Wages are first taxed by income and payroll taxes. Individuals then choose to spend or save their after-tax income. Saved income is simply delayed consumption, set aside to be spent in the future. A saver’s earned interest income or investment returns are what the market pays to incentivize people to delay consumption. Under the income tax system, the increased value of investments is taxed again as interest, realized capital gains, dividends, and transfers at death.

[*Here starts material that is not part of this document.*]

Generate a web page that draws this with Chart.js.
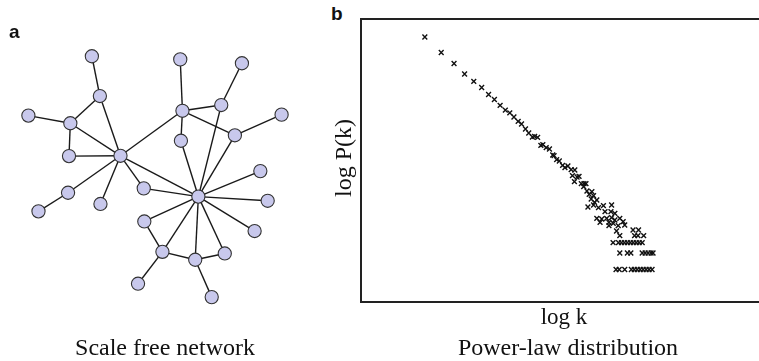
<!DOCTYPE html>
<html>
<head>
<meta charset="utf-8">
<script src="https://cdn.jsdelivr.net/npm/chart.js@4.4.1/dist/chart.umd.min.js"></script>
<style>
  body { margin: 0; width: 759px; height: 361px; overflow: hidden; background: #fff; position: relative; }
  .box { position: absolute; }
  .lbl { position: absolute; white-space: nowrap; line-height: 1; color: #111; }
  .serif { font-family: "Liberation Serif", "Times New Roman", serif; }
  .panel { font-family: "Liberation Sans", Arial, sans-serif; font-weight: bold; font-size: 19px; }
</style>
</head>
<body>
<div class="box" style="left:0;top:0;width:330px;height:361px;"><canvas id="net"></canvas></div>
<div class="box" style="left:355px;top:13px;width:410px;height:295px;"><canvas id="plaw"></canvas></div>

<div class="lbl panel" style="left:9px;top:22px;">a</div>
<div class="lbl panel" style="left:331px;top:4px;">b</div>
<div class="lbl serif" style="left:165px;top:335px;font-size:24px;transform:translateX(-50%);">Scale free network</div>
<div class="lbl serif" style="left:568px;top:335px;font-size:24px;transform:translateX(-50%);">Power-law distribution</div>
<div class="lbl serif" style="left:564px;top:305px;font-size:23px;transform:translateX(-50%);">log k</div>
<div class="lbl serif" style="left:343px;top:158px;font-size:24px;transform:translate(-50%,-50%) rotate(-90deg);">log P(k)</div>

<script>
// network layout (panel a)
const nodeX = [88.3, 96.7, 21.7, 65.7, 64.3, 118.3, 63.3, 32.3, 97.3, 142.7, 181, 245.7, 183.3, 224,
               287.3, 238.3, 181.7, 200, 265, 272.7, 259, 143.3, 162.3, 196.7, 227.7, 136.7, 214];
const nodeY = [50.7, 92.3, 112.7, 120.7, 155, 154.7, 193.3, 212.7, 205, 188.7, 54, 58, 107.7, 101.7,
               111.7, 133.3, 139, 197.3, 170.7, 201.7, 233.3, 223.3, 255, 263.3, 256.7, 288.3, 302.3];
const edgeFrom = [0, 1, 1, 2, 3, 3, 4, 5, 6, 5, 5, 5, 5, 9, 10, 12, 11, 12, 14, 12, 13, 15, 16, 17, 17, 17, 17, 21, 17, 17, 17, 22, 23, 22, 23];
const edgeTo   = [1, 3, 5, 3, 4, 5, 5, 6, 7, 8, 9, 12, 17, 17, 12, 13, 13, 15, 15, 16, 17, 17, 17, 18, 19, 20, 21, 22, 22, 23, 24, 23, 24, 25, 26];

// degree distribution (panel b), log k vs log P(k), arbitrary units
const logK = [64.7, 81.3, 94.3, 105, 114.3, 122.3, 129.3, 135.2, 141, 146.3, 150.8, 155, 159.3, 162.7, 166.7, 170,
  173.7, 176, 179, 182.3, 184.3, 187.7, 191, 194.3, 195.7, 198.3, 201, 204.3, 206.7, 209.7, 213, 216.7, 214.3, 219,
  221, 216.3, 223.3, 226, 228, 225.7, 229, 234, 231.3, 235.7, 233.3, 239, 236.7, 230, 235.7, 240.7, 245.7, 254,
  247.3, 253.3, 257.3, 239, 244, 249, 254, 257.3, 242.3, 251.3, 255.7, 262.3, 265.7, 260.7, 267.3, 251.3, 259,
  275.7, 281.3, 262.3, 277.3, 280.7, 286.5, 255.5,
  261, 264, 267, 270, 273, 276, 279, 282, 285,
  262.3, 270, 273.5, 285, 288, 291, 294, 296,
  258.5, 261.7, 267.3, 274, 277, 280, 283, 286, 289, 292, 295];
const logP = [265, 249.5, 238.5, 228, 220.7, 214.5, 207.5, 202.5, 196.7, 191.8, 189.2, 185, 180.7, 178, 173, 169,
  165, 165.7, 164.7, 156.7, 157.3, 154.3, 153, 147, 146.3, 142.3, 141, 136.7, 134.3, 136, 132.3, 132, 126.3, 125,
  125.7, 120.3, 118.3, 118.3, 118.3, 115.3, 111, 110.3, 107.7, 106.3, 103, 102, 99.7, 95, 97, 94.3, 96.3, 97,
  90.3, 90.3, 88.7, 83.7, 83, 83.7, 84.3, 82, 79.7, 79.7, 78.7, 83.7, 80.3, 76.3, 77, 76.3, 71,
  72, 72, 66.3, 66.3, 66.3, 66.3, 59.3,
  59.3, 59.3, 59.3, 59.3, 59.3, 59.3, 59.3, 59.3, 59.3,
  49, 49, 49, 49, 49, 49, 49, 49,
  32.5, 32.5, 32.5, 32.5, 32.5, 32.5, 32.5, 32.5, 32.5, 32.5, 32.5];

const nodes = nodeX.map((x, i) => ({ x: x, y: nodeY[i] }));

let datasets = [{
    data: nodes,
    order: 0,
    showLine: false,
    pointRadius: 6.6,
    pointBackgroundColor: 'rgb(200, 200, 236)',
    pointBorderColor: '#333',
    pointBorderWidth: 1.1
}];
for (let i = 0; i < edgeFrom.length; i++) {
    datasets.push({
        data: [nodes[edgeFrom[i]], nodes[edgeTo[i]]],
        order: 1,
        showLine: true,
        borderColor: '#1a1a1a',
        borderWidth: 1.4,
        pointRadius: 0
    });
}

new Chart(document.getElementById('net'), {
    type: 'scatter',
    data: { datasets },
    options: {
        responsive: true,
        maintainAspectRatio: false,
        animation: false,
        events: [],
        layout: { padding: 0 },
        plugins: { legend: { display: false }, tooltip: { enabled: false } },
        scales: {
            x: { display: false, min: 0, max: 330 },
            y: { display: false, min: 0, max: 361, reverse: true }
        }
    }
});

// frame on left, top, bottom (right side runs off the picture)
const frame = {
    id: 'frame',
    afterDraw(chart) {
        const a = chart.chartArea;
        const ctx = chart.ctx;
        ctx.save();
        ctx.strokeStyle = '#222';
        ctx.lineWidth = 2;
        ctx.beginPath();
        ctx.moveTo(chart.width + 5, a.top);
        ctx.lineTo(a.left, a.top);
        ctx.lineTo(a.left, a.bottom);
        ctx.lineTo(chart.width + 5, a.bottom);
        ctx.stroke();
        ctx.restore();
    }
};

new Chart(document.getElementById('plaw'), {
    type: 'scatter',
    data: {
        datasets: [{
            data: logK.map((k, i) => ({ x: k, y: logP[i] })),
            pointStyle: 'crossRot',
            pointRadius: 3.4,
            borderColor: '#111',
            pointBorderWidth: 1.4
        }]
    },
    options: {
        responsive: true,
        maintainAspectRatio: false,
        animation: false,
        events: [],
        layout: { padding: { left: 6, top: 6, bottom: 6, right: 0 } },
        plugins: { legend: { display: false }, tooltip: { enabled: false } },
        scales: {
            x: { display: false, min: 0, max: 404 },
            y: { display: false, min: 0, max: 283 }
        }
    },
    plugins: [frame]
});
</script>
</body>
</html>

The corporate income tax adds another layer of tax on income earned from corporate equity investments. Taxing investment returns reduces the after-tax return to saving, reducing the market incentive to delay consumption.8 Compared to wage tax rates, lower corporate, capital gains, and dividend tax rates, along with a large estate tax exemption, are policy features designed to reduce some of this bias against saving.
Another way the tax code reduces the income tax system’s built-in bias against saving is through qualified savings accounts, such as employer-administered 401(k) retirement accounts, IRAs, and 529 plan education savings accounts. These qualified investment accounts exempt capital gains, dividends, and interest from tax. The corporate income tax still reduces investment returns. In the accounts, savers can purchase a wide range of stocks, bonds, mutual funds, and exchange-traded funds, although rules vary.
By shielding investment returns from multiple layers of taxation, qualified accounts move the tax system closer to neutral treatment of consumption and saving. Research consistently finds that tax-advantaged accounts increase private savings.9 And over time, even small increases in private savings contribute to a larger capital stock, additional labor supply, and a bigger economy.
Qualified accounts allow taxpayers to contribute either tax-deferred income (traditional accounts) or after-tax income (Roth accounts). Contributions to traditional savings accounts are deducted from taxable income, so income taxes are not due when the contribution is made. The funds then grow tax-free and face ordinary income tax rates at withdrawal. Roth accounts receive after-tax contributions, grow tax-free, and no tax is due at withdrawal. If the contribution and withdrawal are made while the taxpayer is in the same tax bracket, the effective tax rate on an investment in a Roth or traditional savings account is identical.10 Other qualified accounts extend these same basic principles to specific types of future spending. Table 1 summarizes the most important features of the major qualified savings accounts.11
Section 529 plan education savings accounts allow after-tax contributions to grow tax-free, with withdrawals exempt from tax when used for qualified education expenses.12 Many other types of specialized accounts operate on similar principles, including Coverdell education accounts, ABLE disability savings accounts, and specialized small-business, self-employed, and employee-ownership accounts.
Health Savings Accounts (HSAs) provide additional tax benefits that overcorrect the income tax’s bias against saving, creating an implicit tax subsidy for qualifying health savings.13 In an HSA, contributions are deductible from both income and payroll taxes, and qualified withdrawals are tax-free. HSAs eliminate all taxes on qualified health savings, unlike qualified investment accounts, which eliminate taxes only on capital gains, dividends, and interest.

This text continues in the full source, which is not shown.